◆ The records:
----------
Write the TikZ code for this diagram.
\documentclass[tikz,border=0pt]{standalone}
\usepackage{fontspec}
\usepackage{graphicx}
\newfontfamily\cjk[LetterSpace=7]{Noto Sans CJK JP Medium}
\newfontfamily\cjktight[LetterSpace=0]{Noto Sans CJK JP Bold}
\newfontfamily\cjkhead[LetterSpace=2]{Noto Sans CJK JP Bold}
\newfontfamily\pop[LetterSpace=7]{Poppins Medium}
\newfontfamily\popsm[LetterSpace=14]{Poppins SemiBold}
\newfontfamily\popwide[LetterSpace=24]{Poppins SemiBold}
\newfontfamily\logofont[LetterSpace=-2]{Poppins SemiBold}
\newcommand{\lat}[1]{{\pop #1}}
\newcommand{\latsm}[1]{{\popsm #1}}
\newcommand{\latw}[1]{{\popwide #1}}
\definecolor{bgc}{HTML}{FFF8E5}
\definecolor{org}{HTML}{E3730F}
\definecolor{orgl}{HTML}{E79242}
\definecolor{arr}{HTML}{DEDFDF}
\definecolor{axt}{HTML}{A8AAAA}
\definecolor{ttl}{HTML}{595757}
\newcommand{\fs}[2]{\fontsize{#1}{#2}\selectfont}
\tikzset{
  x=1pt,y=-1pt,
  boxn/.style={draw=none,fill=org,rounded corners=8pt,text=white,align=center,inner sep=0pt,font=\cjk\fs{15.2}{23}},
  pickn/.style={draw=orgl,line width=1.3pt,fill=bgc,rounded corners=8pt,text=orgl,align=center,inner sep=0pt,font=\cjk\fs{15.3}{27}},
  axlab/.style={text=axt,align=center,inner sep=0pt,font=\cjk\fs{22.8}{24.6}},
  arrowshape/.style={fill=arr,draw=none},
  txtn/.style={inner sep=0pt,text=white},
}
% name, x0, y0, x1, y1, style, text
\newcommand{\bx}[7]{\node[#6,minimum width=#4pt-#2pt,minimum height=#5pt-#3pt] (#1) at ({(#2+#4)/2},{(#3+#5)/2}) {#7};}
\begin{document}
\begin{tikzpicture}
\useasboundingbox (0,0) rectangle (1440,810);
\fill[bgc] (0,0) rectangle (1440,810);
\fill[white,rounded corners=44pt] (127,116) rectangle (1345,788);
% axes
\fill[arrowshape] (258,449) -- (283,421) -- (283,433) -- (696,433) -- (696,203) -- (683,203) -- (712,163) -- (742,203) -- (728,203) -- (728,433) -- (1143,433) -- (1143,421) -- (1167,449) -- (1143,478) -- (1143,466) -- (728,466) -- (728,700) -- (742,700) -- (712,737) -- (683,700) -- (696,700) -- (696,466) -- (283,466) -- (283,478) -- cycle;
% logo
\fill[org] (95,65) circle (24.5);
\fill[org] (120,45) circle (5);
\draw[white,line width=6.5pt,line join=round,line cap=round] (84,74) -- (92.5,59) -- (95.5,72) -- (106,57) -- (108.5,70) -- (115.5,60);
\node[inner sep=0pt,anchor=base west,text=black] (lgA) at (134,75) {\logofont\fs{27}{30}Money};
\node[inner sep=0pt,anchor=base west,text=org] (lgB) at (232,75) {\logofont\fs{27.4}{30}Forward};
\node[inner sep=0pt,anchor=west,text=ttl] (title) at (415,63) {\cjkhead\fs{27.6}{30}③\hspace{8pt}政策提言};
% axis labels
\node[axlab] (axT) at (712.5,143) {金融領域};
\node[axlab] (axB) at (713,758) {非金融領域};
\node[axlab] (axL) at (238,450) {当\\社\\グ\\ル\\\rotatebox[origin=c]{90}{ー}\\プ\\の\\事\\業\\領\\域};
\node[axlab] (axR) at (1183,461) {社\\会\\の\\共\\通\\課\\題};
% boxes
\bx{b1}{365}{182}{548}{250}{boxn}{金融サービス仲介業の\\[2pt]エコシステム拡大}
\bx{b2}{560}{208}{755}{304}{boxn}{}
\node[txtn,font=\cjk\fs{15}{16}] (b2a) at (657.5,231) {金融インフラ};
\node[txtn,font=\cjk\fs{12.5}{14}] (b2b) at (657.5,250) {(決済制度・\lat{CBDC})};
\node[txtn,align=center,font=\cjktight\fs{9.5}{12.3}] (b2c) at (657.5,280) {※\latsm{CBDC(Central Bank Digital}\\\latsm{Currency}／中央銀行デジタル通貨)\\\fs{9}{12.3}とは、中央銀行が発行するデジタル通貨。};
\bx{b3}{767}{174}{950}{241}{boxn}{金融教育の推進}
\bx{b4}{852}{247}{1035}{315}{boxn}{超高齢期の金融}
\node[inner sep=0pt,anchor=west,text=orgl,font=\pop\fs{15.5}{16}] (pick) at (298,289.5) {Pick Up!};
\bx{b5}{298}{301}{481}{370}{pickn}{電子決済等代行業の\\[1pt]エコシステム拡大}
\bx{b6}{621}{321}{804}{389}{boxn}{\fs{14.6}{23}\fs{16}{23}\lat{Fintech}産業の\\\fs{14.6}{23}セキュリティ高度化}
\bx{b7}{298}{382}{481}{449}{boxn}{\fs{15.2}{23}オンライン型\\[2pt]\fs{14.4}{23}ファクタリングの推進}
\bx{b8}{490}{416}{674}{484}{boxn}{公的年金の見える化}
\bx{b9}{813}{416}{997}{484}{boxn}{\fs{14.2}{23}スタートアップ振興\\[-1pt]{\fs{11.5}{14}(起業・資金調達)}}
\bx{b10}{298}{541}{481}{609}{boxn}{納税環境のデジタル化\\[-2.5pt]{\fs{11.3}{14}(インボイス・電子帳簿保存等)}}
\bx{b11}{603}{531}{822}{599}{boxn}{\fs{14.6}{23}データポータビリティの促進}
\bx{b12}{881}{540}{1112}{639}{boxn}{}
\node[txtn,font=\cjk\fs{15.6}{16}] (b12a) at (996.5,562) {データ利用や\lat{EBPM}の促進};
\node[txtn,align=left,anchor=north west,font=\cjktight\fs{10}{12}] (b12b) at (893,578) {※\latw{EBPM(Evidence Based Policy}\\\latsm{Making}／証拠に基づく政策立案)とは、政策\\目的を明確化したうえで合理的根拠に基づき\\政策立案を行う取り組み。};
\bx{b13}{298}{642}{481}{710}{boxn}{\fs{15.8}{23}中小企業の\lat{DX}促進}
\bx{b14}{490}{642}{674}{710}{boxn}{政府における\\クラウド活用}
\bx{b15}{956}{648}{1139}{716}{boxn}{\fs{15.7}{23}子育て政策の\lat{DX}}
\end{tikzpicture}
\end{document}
----------
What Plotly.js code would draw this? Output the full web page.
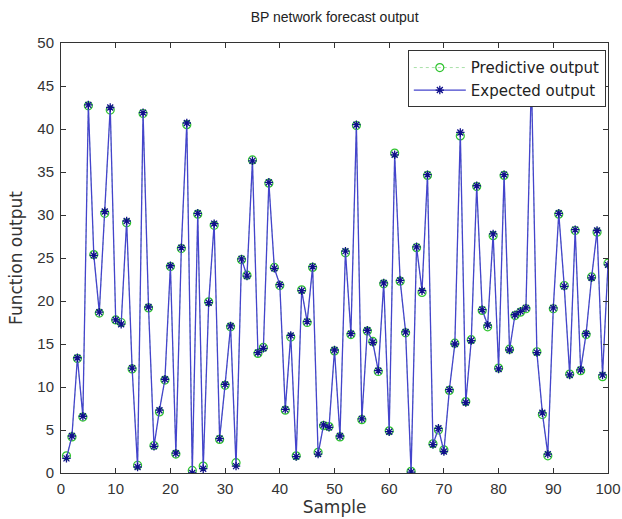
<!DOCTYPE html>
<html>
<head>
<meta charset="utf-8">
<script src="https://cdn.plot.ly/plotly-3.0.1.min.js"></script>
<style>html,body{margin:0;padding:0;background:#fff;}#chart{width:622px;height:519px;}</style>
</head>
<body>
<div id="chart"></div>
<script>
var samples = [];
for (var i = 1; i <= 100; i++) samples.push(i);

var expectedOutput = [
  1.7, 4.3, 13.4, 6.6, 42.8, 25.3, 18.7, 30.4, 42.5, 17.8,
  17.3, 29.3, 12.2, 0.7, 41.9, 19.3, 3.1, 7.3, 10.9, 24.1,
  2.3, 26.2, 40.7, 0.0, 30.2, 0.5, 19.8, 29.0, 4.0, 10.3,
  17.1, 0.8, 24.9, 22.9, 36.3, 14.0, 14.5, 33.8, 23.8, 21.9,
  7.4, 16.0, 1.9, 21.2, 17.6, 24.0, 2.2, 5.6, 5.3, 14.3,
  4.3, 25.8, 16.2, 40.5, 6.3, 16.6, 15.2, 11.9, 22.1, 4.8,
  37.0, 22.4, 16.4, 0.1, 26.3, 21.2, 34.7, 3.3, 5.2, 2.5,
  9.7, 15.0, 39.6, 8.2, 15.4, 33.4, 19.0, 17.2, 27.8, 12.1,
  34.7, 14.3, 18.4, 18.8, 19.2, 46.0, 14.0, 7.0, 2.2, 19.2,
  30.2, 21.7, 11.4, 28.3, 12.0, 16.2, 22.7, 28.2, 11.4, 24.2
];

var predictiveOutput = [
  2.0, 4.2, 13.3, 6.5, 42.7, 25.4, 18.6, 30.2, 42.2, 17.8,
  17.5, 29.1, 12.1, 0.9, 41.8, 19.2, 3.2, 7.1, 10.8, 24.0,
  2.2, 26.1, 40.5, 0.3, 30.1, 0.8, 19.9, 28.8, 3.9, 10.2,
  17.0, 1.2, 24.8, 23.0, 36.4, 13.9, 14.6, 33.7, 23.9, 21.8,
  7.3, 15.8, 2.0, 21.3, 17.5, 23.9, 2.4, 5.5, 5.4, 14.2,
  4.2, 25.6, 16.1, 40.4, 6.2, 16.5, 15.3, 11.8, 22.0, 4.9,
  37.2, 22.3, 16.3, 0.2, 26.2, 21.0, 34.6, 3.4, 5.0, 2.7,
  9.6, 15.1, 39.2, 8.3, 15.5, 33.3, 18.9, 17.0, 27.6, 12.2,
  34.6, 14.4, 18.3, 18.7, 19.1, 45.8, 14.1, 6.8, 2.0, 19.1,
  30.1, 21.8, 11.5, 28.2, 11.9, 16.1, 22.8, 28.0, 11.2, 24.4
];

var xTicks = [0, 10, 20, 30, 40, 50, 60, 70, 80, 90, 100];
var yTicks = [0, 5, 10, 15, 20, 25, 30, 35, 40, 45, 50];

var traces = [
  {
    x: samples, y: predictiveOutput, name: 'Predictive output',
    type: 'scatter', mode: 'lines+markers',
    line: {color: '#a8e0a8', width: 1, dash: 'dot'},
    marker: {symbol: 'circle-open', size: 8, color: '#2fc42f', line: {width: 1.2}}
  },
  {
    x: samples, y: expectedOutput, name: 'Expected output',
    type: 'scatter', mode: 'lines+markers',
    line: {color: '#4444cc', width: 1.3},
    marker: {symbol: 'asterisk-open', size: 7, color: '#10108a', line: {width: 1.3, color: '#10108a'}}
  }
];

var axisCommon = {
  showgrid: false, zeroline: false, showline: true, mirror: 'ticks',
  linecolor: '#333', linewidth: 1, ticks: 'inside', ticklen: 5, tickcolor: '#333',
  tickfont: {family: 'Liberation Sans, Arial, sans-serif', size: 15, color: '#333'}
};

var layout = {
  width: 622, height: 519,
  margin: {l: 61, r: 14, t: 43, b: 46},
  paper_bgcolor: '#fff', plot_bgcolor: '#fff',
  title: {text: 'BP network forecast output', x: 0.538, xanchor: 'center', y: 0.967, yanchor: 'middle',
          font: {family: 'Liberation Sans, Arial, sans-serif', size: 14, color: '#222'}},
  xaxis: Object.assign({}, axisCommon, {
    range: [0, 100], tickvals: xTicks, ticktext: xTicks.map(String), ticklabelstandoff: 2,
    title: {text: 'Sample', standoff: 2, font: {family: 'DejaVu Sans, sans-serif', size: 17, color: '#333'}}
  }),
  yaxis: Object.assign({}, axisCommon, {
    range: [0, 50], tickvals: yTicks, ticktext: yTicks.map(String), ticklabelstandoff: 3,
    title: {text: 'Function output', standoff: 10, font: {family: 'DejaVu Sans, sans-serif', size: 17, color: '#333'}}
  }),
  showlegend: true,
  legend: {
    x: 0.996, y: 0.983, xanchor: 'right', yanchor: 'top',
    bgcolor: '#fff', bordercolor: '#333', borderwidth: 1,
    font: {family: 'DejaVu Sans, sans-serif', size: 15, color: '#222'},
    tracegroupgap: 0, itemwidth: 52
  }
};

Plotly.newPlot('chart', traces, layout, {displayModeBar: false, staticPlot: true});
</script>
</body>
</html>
----------
◆ Task goal: Omit all pictures, and reproduce exactly the lines from the one holding "What Plotly.js code" through the one holding "40, 45, 50];", both included.

◆ Written response:
What Plotly.js code would draw this? Output the full web page.
<!DOCTYPE html>
<html>
<head>
<meta charset="utf-8">
<script src="https://cdn.plot.ly/plotly-3.0.1.min.js"></script>
<style>html,body{margin:0;padding:0;background:#fff;}#chart{width:622px;height:519px;}</style>
</head>
<body>
<div id="chart"></div>
<script>
var samples = [];
for (var i = 1; i <= 100; i++) samples.push(i);

var expectedOutput = [
  1.7, 4.3, 13.4, 6.6, 42.8, 25.3, 18.7, 30.4, 42.5, 17.8,
  17.3, 29.3, 12.2, 0.7, 41.9, 19.3, 3.1, 7.3, 10.9, 24.1,
  2.3, 26.2, 40.7, 0.0, 30.2, 0.5, 19.8, 29.0, 4.0, 10.3,
  17.1, 0.8, 24.9, 22.9, 36.3, 14.0, 14.5, 33.8, 23.8, 21.9,
  7.4, 16.0, 1.9, 21.2, 17.6, 24.0, 2.2, 5.6, 5.3, 14.3,
  4.3, 25.8, 16.2, 40.5, 6.3, 16.6, 15.2, 11.9, 22.1, 4.8,
  37.0, 22.4, 16.4, 0.1, 26.3, 21.2, 34.7, 3.3, 5.2, 2.5,
  9.7, 15.0, 39.6, 8.2, 15.4, 33.4, 19.0, 17.2, 27.8, 12.1,
  34.7, 14.3, 18.4, 18.8, 19.2, 46.0, 14.0, 7.0, 2.2, 19.2,
  30.2, 21.7, 11.4, 28.3, 12.0, 16.2, 22.7, 28.2, 11.4, 24.2
];

var predictiveOutput = [
  2.0, 4.2, 13.3, 6.5, 42.7, 25.4, 18.6, 30.2, 42.2, 17.8,
  17.5, 29.1, 12.1, 0.9, 41.8, 19.2, 3.2, 7.1, 10.8, 24.0,
  2.2, 26.1, 40.5, 0.3, 30.1, 0.8, 19.9, 28.8, 3.9, 10.2,
  17.0, 1.2, 24.8, 23.0, 36.4, 13.9, 14.6, 33.7, 23.9, 21.8,
  7.3, 15.8, 2.0, 21.3, 17.5, 23.9, 2.4, 5.5, 5.4, 14.2,
  4.2, 25.6, 16.1, 40.4, 6.2, 16.5, 15.3, 11.8, 22.0, 4.9,
  37.2, 22.3, 16.3, 0.2, 26.2, 21.0, 34.6, 3.4, 5.0, 2.7,
  9.6, 15.1, 39.2, 8.3, 15.5, 33.3, 18.9, 17.0, 27.6, 12.2,
  34.6, 14.4, 18.3, 18.7, 19.1, 45.8, 14.1, 6.8, 2.0, 19.1,
  30.1, 21.8, 11.5, 28.2, 11.9, 16.1, 22.8, 28.0, 11.2, 24.4
];

var xTicks = [0, 10, 20, 30, 40, 50, 60, 70, 80, 90, 100];
var yTicks = [0, 5, 10, 15, 20, 25, 30, 35, 40, 45, 50];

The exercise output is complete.